2) “Defense industry contract starts have done their part in helping to boost the economy this past quarter,” reads the business page of any major newspaper. The police state loves death. Death helps the bottom line.

How does the police state see to it that the masses acquiesce and fuel the machine? It at once makes them fear death and feel guilty about the fear of death.

The killing of death remains the police state sponsors’ number one priority. Its successful execution immediately precedes truth's death.

Look at what happens as they kill the sacred feelings humans have always associated with death. Imagine, now, what they'll do to us once they finish killing death and turn their attention to killing truth.

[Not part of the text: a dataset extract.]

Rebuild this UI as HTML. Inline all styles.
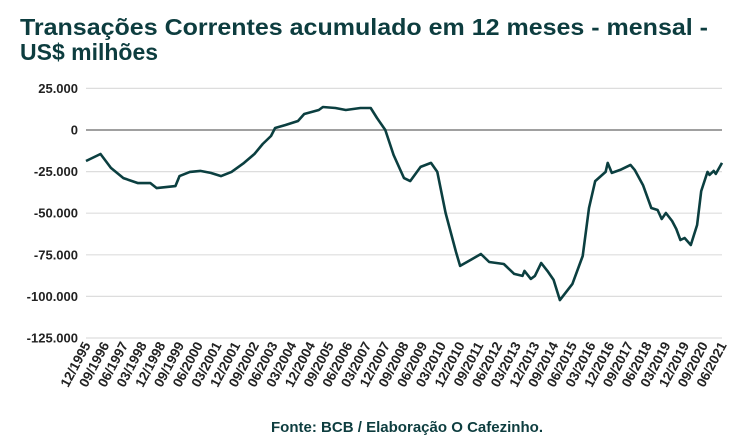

They'll try to kill the truth, anyway, but truth will put up a hell of a fight. Truth will win. The word is truth. It is God’s word. God is the truth.

Who is the police state? We are. Every single one of us is an active agent of the police state. True, some are merely enablers, while others are actors; we all play our supporting roles, however.

The police state is suicidal; we are suicidal. That is how we persevere all the while knowing we will lose. What does it matter to us? God will take responsibility for us. The Book of Revelations tells us so.


How does your desire for the truth stack up against our species' suicidal tendencies? Is your desire to witness the truth as strong a desire as our species' hedonism is in the face of certain death? We're pretty confident in our recalcitrance. It’s because we need no confidence, just the will to die. Our belief is strong that someone else will take responsibility for us.

Are we as confident in the truth? Of course we are.

To live liberty is to live the truth, of which death is a player. To live in fear of death is to kill, the rejection of life. Surely it pained Patrick Henry to have to choose between liberty and death, to be forced to make this decision. Still, he chose liberty. He chose the truth. Henry could not have lived with himself any other way.

Do we have the courage to speak the truth, to be emissaries for God? Let's hope so.